## Written problem
Exactly retype the lines from the one containing "Give me the TikZ source for this diagram." through the one containing "width=190pt,minimum height=71pt] (lege)"; both ends count, pictures do not.

Rows from a dataset
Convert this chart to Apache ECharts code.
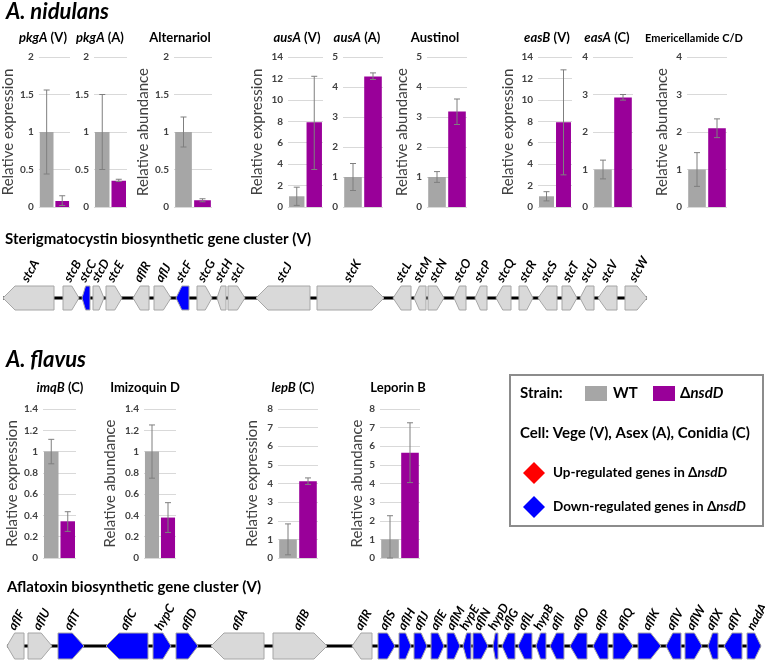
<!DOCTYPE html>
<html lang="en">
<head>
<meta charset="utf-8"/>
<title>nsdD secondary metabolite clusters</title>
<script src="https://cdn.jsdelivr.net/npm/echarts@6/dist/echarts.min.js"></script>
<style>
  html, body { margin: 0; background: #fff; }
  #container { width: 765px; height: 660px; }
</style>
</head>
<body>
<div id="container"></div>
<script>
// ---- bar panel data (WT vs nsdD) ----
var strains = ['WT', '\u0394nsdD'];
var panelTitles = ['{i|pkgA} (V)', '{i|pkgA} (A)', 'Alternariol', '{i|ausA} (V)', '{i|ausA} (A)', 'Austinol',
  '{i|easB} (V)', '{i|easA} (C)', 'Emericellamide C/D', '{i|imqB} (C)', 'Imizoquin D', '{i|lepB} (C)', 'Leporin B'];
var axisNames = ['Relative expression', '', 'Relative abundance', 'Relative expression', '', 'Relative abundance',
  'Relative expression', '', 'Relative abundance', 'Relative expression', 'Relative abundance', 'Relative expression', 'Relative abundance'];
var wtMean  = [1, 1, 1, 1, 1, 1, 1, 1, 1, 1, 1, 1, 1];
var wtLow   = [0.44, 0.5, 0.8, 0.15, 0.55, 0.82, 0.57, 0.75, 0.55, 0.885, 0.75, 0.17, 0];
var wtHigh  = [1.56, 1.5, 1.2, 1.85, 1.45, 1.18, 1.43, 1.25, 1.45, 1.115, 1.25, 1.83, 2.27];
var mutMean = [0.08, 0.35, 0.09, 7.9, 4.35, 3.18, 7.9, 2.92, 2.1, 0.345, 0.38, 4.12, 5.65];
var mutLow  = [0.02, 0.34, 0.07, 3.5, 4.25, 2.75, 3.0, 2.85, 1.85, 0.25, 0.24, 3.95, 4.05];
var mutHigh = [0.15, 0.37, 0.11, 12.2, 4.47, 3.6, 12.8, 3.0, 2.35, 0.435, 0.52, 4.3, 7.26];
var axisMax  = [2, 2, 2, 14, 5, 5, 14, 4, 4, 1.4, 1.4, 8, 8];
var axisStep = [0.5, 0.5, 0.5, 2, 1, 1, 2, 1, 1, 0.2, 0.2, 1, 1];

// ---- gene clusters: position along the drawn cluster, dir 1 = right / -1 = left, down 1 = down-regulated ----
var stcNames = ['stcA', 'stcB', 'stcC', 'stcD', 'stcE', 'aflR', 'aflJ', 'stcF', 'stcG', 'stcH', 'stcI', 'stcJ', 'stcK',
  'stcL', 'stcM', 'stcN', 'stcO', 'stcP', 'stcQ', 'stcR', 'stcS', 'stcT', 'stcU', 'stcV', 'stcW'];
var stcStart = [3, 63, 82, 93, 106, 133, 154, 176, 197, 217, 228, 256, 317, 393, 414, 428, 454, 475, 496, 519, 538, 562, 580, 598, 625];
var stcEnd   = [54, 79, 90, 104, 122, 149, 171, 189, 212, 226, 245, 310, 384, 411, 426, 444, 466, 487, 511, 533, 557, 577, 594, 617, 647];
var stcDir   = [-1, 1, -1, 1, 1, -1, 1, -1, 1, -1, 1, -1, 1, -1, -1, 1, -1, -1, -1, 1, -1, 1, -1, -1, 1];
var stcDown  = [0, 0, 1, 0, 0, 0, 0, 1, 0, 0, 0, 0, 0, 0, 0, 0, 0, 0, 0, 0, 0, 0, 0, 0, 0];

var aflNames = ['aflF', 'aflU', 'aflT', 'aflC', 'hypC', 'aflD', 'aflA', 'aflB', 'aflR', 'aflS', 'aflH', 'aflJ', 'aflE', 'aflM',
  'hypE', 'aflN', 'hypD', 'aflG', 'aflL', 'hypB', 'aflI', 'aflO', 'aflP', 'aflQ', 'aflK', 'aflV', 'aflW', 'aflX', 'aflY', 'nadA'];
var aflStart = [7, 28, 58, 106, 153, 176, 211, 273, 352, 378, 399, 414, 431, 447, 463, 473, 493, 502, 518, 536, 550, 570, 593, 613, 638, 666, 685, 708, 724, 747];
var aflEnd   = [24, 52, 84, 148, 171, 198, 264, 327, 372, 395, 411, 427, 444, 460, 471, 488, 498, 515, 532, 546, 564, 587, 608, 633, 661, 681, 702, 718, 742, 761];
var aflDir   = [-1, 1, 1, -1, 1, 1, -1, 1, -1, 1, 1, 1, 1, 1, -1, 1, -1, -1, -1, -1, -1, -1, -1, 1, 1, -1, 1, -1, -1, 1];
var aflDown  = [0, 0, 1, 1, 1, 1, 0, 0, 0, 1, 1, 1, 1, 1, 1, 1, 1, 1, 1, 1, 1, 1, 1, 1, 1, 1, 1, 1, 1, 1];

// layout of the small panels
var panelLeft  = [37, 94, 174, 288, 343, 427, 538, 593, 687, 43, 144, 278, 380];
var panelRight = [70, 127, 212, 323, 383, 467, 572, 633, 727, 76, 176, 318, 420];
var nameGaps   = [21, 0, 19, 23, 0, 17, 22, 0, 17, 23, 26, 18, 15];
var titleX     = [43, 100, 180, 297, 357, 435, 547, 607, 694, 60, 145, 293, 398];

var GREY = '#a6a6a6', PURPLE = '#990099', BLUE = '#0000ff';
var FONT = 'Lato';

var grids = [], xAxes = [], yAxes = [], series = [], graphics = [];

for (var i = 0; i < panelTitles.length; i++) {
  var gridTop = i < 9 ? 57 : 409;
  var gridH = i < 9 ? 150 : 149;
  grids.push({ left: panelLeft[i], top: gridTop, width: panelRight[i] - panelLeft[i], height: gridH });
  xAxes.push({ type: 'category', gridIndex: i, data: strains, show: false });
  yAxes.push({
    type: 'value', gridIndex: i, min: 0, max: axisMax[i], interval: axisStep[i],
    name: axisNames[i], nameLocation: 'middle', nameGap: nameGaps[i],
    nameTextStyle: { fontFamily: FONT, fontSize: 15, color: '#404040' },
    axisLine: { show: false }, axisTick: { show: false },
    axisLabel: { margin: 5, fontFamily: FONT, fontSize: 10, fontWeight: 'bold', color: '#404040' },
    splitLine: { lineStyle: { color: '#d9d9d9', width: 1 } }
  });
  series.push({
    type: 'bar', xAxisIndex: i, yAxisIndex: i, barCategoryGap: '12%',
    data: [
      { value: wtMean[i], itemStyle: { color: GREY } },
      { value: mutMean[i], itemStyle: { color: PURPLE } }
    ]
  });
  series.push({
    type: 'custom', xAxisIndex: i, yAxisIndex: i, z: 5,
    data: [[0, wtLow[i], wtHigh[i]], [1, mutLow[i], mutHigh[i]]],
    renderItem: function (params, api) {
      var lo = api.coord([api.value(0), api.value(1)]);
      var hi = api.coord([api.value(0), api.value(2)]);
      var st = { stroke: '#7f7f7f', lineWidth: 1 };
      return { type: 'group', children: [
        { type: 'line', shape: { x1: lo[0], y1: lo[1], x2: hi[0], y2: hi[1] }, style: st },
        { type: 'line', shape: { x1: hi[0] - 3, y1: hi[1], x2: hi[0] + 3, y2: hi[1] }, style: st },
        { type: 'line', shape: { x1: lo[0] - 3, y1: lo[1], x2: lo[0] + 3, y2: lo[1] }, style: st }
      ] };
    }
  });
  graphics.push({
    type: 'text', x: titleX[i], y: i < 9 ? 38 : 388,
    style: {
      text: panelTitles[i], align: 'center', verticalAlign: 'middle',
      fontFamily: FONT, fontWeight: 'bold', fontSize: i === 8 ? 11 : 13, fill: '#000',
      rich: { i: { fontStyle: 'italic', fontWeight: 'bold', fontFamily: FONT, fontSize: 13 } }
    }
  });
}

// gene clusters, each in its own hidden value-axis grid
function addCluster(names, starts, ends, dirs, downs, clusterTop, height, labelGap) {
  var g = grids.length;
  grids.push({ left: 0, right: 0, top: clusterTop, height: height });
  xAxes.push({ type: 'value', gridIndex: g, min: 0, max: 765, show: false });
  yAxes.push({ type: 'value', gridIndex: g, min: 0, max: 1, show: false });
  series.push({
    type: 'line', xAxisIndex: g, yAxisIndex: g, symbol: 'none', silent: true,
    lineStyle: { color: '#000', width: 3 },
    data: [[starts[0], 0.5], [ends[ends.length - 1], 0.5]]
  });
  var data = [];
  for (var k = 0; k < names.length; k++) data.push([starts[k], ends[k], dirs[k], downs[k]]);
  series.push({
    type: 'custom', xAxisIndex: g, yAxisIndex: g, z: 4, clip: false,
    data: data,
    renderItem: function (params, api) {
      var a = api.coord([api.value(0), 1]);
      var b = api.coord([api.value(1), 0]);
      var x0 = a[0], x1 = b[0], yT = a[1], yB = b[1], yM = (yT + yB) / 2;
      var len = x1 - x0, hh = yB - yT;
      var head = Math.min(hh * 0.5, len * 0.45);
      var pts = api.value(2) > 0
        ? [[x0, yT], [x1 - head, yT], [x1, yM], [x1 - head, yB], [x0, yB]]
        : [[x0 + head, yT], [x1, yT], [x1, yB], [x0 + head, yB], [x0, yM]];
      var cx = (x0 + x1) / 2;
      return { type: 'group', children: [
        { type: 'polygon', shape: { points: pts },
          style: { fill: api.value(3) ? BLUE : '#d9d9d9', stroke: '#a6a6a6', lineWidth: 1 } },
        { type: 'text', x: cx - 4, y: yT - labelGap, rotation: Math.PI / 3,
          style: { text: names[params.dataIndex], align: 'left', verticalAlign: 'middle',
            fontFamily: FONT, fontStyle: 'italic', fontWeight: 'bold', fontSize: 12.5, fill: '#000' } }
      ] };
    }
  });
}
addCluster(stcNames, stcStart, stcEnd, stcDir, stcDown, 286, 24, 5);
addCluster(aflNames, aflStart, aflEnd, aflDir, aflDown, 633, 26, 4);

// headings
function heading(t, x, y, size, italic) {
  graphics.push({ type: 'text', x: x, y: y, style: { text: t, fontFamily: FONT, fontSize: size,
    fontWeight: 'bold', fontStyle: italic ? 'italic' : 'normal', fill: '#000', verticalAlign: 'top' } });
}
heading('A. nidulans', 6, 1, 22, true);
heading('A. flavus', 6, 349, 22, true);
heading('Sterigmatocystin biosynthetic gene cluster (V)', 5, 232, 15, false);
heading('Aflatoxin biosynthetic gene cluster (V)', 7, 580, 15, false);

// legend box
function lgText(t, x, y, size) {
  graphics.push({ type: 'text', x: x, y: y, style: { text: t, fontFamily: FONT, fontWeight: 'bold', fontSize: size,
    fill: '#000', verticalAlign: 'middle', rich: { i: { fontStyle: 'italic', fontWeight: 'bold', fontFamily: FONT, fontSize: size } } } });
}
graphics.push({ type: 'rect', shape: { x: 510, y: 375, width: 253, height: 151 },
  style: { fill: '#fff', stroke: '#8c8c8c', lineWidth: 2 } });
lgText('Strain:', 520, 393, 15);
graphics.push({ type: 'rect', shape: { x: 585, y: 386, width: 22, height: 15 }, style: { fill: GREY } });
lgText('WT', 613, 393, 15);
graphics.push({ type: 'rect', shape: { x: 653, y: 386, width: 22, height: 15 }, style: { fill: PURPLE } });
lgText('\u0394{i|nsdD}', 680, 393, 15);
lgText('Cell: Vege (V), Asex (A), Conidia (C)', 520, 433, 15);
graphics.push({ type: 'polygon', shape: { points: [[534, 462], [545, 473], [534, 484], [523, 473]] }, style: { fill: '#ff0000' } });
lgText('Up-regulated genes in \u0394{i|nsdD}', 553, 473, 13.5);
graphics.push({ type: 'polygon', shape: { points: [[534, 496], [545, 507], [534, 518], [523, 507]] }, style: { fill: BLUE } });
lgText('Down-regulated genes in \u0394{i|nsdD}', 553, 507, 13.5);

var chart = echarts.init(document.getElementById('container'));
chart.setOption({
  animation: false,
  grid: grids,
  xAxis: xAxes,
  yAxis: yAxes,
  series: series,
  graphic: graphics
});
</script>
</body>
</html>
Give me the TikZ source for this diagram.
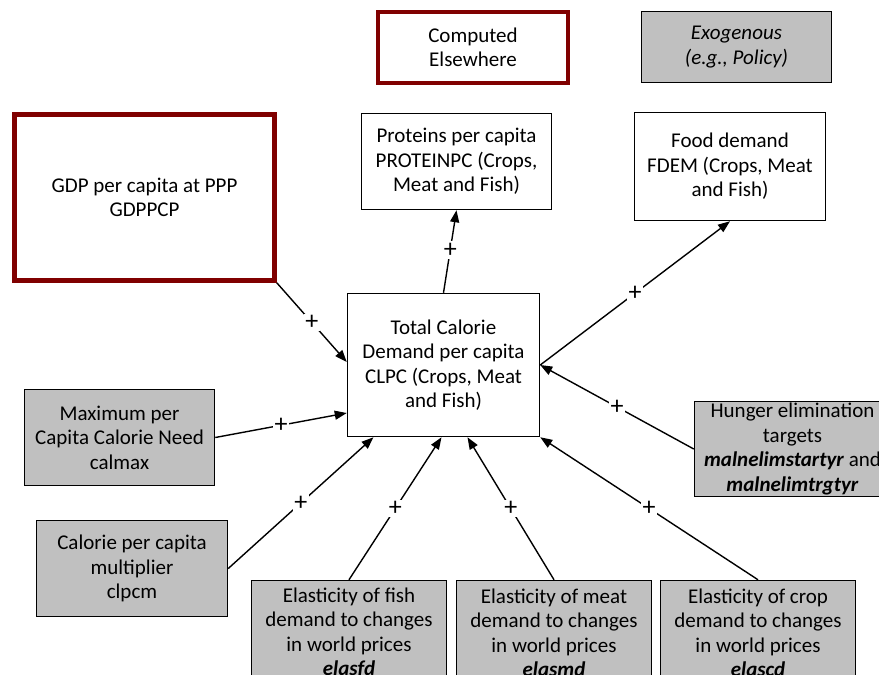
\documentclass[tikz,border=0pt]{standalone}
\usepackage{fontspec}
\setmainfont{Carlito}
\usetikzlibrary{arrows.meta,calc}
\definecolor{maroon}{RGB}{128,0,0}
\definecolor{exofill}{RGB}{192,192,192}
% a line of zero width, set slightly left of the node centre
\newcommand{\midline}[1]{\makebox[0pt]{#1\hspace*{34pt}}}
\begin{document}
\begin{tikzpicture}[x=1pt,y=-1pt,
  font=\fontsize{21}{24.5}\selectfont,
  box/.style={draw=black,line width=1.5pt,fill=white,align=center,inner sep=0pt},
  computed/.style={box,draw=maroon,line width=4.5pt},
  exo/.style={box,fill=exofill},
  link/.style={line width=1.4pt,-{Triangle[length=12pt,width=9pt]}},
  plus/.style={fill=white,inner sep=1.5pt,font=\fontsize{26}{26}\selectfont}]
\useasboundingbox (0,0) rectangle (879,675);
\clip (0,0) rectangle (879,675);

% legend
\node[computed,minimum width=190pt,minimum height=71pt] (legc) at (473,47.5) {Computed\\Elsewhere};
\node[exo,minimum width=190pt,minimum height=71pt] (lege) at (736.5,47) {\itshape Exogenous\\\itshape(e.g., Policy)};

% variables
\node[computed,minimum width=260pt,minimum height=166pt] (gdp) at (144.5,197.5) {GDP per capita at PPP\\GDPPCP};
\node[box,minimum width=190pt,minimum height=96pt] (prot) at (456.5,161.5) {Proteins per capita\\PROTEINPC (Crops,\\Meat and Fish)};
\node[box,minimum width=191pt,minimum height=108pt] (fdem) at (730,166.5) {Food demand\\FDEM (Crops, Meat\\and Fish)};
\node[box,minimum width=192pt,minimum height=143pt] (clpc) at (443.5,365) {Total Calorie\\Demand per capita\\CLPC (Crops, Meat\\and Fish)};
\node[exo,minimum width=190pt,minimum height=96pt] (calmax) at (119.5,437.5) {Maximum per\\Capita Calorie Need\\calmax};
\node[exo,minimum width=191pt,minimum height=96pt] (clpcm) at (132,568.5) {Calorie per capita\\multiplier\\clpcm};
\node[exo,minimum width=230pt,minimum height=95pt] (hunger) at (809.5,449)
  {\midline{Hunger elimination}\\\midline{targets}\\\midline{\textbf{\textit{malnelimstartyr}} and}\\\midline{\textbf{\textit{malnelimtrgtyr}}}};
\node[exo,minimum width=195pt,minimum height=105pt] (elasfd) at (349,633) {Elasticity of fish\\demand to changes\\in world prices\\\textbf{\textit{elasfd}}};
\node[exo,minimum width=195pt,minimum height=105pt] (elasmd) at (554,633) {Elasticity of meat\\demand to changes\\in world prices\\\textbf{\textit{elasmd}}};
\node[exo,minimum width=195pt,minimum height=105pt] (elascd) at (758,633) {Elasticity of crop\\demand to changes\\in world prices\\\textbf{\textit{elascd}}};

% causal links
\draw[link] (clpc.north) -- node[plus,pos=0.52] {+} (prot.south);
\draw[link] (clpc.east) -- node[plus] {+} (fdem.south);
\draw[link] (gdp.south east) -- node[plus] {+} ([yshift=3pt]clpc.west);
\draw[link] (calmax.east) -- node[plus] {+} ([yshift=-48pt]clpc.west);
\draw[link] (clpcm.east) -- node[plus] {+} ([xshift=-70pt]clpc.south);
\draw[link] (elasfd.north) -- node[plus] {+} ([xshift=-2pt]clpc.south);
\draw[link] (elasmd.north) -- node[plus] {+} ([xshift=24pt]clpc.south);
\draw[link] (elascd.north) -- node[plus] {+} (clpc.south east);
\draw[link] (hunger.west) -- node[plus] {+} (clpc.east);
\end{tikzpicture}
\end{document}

## Solution to the problem
Give me the TikZ source for this diagram.
\documentclass[tikz,border=0pt]{standalone}
\usepackage{fontspec}
\setmainfont{Carlito}
\usetikzlibrary{arrows.meta,calc}
\definecolor{maroon}{RGB}{128,0,0}
\definecolor{exofill}{RGB}{192,192,192}
% a line of zero width, set slightly left of the node centre
\newcommand{\midline}[1]{\makebox[0pt]{#1\hspace*{34pt}}}
\begin{document}
\begin{tikzpicture}[x=1pt,y=-1pt,
  font=\fontsize{21}{24.5}\selectfont,
  box/.style={draw=black,line width=1.5pt,fill=white,align=center,inner sep=0pt},
  computed/.style={box,draw=maroon,line width=4.5pt},
  exo/.style={box,fill=exofill},
  link/.style={line width=1.4pt,-{Triangle[length=12pt,width=9pt]}},
  plus/.style={fill=white,inner sep=1.5pt,font=\fontsize{26}{26}\selectfont}]
\useasboundingbox (0,0) rectangle (879,675);
\clip (0,0) rectangle (879,675);

% legend
\node[computed,minimum width=190pt,minimum height=71pt] (legc) at (473,47.5) {Computed\\Elsewhere};
\node[exo,minimum width=190pt,minimum height=71pt] (lege) at (736.5,47) {\itshape Exogenous\\\itshape(e.g., Policy)};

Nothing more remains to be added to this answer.